I run the model this way:
set GGML_CUDA_GRAPH_OPT=1

llama-server -m Qwen3-Coder-Next-UD-Q4_K_XL.gguf -ngl 99 -fa on -c 120000 --n-cpu-moe 29 --temp 0 --cache-ram 0

This works well with 24 GB VRAM and 64 GB system RAM when there's (almost) nothing else on the GPU. Yields about 180 TPS prompt processing and 30 TPS generation speed for me.

OpenCode vs. Roo Code:

Both solved things with the model, yet with OpenCode I've seen slightly more correct answers and solutions. But: Roo asks by default about every single thing, even harmless things like running a syntax check via command line. This can be configured with an easy permission list to not stop the automated flow that often. OpenCode on the other hand just permits everything by default in code mode. One time it encountered an issue, uninstalled and reinstalled packages in an attempt of solving it, removed files and drove itself into a corner by breaking the dev environment.
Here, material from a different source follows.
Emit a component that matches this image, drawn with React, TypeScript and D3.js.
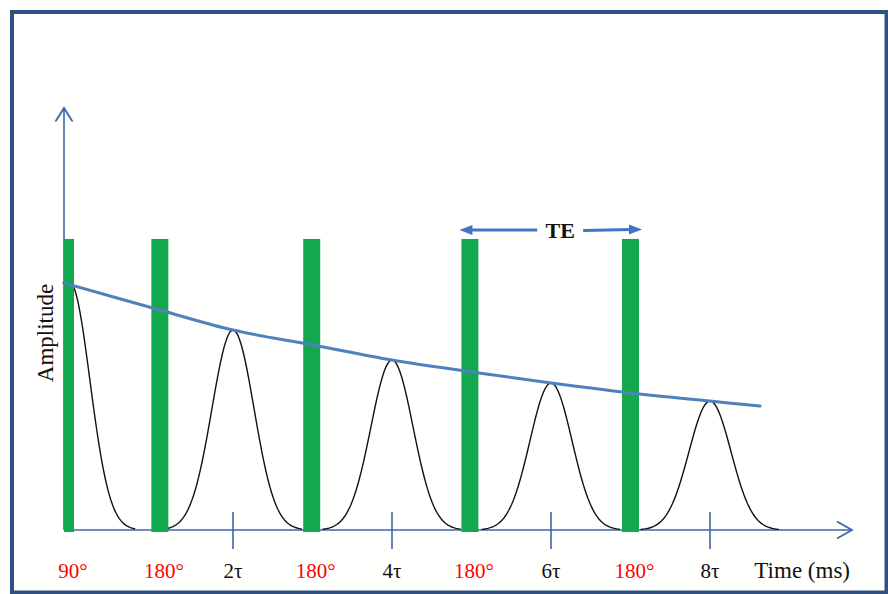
import React from "react";
import * as d3 from "d3";

// ---- data (time in units of tau, amplitude relative) ----
const pulseTimes = [-0.063, 1.08, 2.99, 4.98, 7.0];
const pulseLabels = ["90°", "180°", "180°", "180°", "180°"];
const pulseHeights = [1.0, 1.0, 1.0, 1.0, 1.0];

const tickTimes = [2, 4, 6, 8];
const tickLabels = ["2τ", "4τ", "6τ", "8τ"];

const fidTime = -0.05;
const fidAmp = 0.849;
const echoTimes = [2, 4, 6, 8];
const echoAmps = [0.687, 0.584, 0.505, 0.443];
const echoSigma = 0.265;
const fidSigma = 0.25;

const envTimes = [-0.13, 1.08, 2.0, 3.0, 4.0, 5.0, 6.0, 7.0, 8.0, 8.63];
const envAmps = [0.849, 0.756, 0.687, 0.636, 0.584, 0.543, 0.505, 0.471, 0.443, 0.426];

const W = 888;
const H = 594;
const SERIF = "Liberation Serif, Times New Roman, DejaVu Serif, serif";
const AXIS = "#3f66a8";
const GREEN = "#12a84d";
const BLUE = "#4f81bd";
const ARROW = "#4472c4";

export default function App() {
  const x = d3.scaleLinear().domain([0, 8]).range([74, 710]);
  const y = d3.scaleLinear().domain([0, 1.45]).range([530, 108]);

  const axisLeft = 64;
  const axisRight = 852;
  const y0 = y(0);
  const yTop = y(1.45);

  const line = d3
    .line<[number, number]>()
    .x((d) => x(d[0]))
    .y((d) => y(d[1]));

  const gauss = (c: number, a: number, s: number, from: number, to: number) =>
    d3.range(from, to + 1e-9, 0.02).map((t) => [t, a * Math.exp(-((t - c) ** 2) / (2 * s * s))] as [number, number]);

  const fidPath = line(gauss(fidTime, fidAmp, fidSigma, fidTime, fidTime + 3.3 * fidSigma)) || "";
  const echoPaths = echoTimes.map(
    (c, i) => line(gauss(c, echoAmps[i], echoSigma, c - 3.3 * echoSigma, c + 3.3 * echoSigma)) || ""
  );

  const envLine = d3
    .line<number>()
    .x((_, i) => x(envTimes[i]))
    .y((d) => y(d))
    .curve(d3.curveCatmullRom.alpha(0.5));
  const envPath = envLine(envAmps) || "";

  const barW = (i: number) => (i === 0 ? 10 : 17);

  // TE arrow between 4th and 5th pulses
  const teL = x(pulseTimes[3]) - barW(3) / 2 - 2;
  const teR = x(pulseTimes[4]) + barW(4) / 2 + 3;
  const teMid = (x(pulseTimes[3]) + x(pulseTimes[4])) / 2 + 10;
  const teY = 230;

  return (
    <svg
      width={W}
      height={H}
      viewBox={`0 0 ${W} ${H}`}
      style={{ position: "absolute", left: 0, top: 0, background: "#ffffff" }}
    >
      <rect x={12} y={12} width={874.5} height={580.5} fill="#fffffd" stroke="#30507f" strokeWidth={4} />

      {/* axes */}
      <line x1={axisLeft} y1={y0} x2={axisLeft} y2={yTop} stroke={AXIS} strokeWidth={1.6} />
      <polyline
        points={`${axisLeft - 8.5},${yTop + 13.5} ${axisLeft},${yTop} ${axisLeft + 8.5},${yTop + 13.5}`}
        fill="none"
        stroke={AXIS}
        strokeWidth={1.8}
      />
      <line x1={axisLeft} y1={y0} x2={axisRight} y2={y0} stroke={AXIS} strokeWidth={1.6} />
      <polyline
        points={`${axisRight - 15},${y0 - 8.5} ${axisRight},${y0} ${axisRight - 15},${y0 + 8.5}`}
        fill="none"
        stroke={AXIS}
        strokeWidth={1.8}
      />
      {tickTimes.map((t, i) => (
        <line key={"tk" + i} x1={x(t)} x2={x(t)} y1={y0 - 18} y2={y0 + 19} stroke={AXIS} strokeWidth={1.6} />
      ))}

      {/* signal */}
      <path d={fidPath} fill="none" stroke="#111" strokeWidth={1.4} />
      {echoPaths.map((p, i) => (
        <path key={"e" + i} d={p} fill="none" stroke="#111" strokeWidth={1.4} />
      ))}

      {/* RF pulses */}
      {pulseTimes.map((t, i) => (
        <rect
          key={"p" + i}
          x={x(t) - barW(i) / 2}
          y={y(pulseHeights[i])}
          width={barW(i)}
          height={y0 - y(pulseHeights[i]) + 2}
          fill={GREEN}
        />
      ))}

      {/* T2 envelope */}
      <path d={envPath} fill="none" stroke={BLUE} strokeWidth={3} strokeLinecap="round" />

      {/* TE arrow */}
      <line x1={teL + 10} y1={teY} x2={teMid - 23} y2={teY} stroke={ARROW} strokeWidth={3} />
      <polygon points={`${teL},${teY} ${teL + 13},${teY - 5} ${teL + 13},${teY + 5}`} fill={ARROW} />
      <line x1={teMid + 23} y1={teY + 0.5} x2={teR - 10} y2={teY - 0.5} stroke={ARROW} strokeWidth={3} />
      <polygon points={`${teR},${teY - 0.5} ${teR - 13},${teY - 5.5} ${teR - 13},${teY + 4.5}`} fill={ARROW} />
      <text x={teMid} y={teY + 8} textAnchor="middle" fontFamily={SERIF} fontWeight="bold" fontSize={22} fill="#111">
        TE
      </text>

      {/* labels */}
      {pulseTimes.map((t, i) => (
        <text key={"pl" + i} x={x(t) + 4} y={578} textAnchor="middle" fontFamily={SERIF} fontSize={21} fill="#ff0000">
          {pulseLabels[i]}
        </text>
      ))}
      {tickTimes.map((t, i) => (
        <text key={"tl" + i} x={x(t)} y={578} textAnchor="middle" fontFamily={SERIF} fontSize={21} fill="#111">
          {tickLabels[i]}
        </text>
      ))}
      <text x={850} y={578} textAnchor="end" fontFamily={SERIF} fontSize={23} fill="#111">
        Time (ms)
      </text>
      <text
        transform={`translate(53, 333) rotate(-90)`}
        textAnchor="middle"
        fontFamily={SERIF}
        fontSize={23}
        fill="#111"
      >
        Amplitude
      </text>
    </svg>
  );
}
Too autonomous in trying to "get things done", which doesn't work well on bleeding edge stuff that's not in the training set. Permissions can of course also be configured, but the default is "YOLO".

Aside from that: Despite running with only a locally hosted model, and having disabled update checks and news downloads, OpenCode (Desktop version) tries to contact a whole lot of IPs on start-up.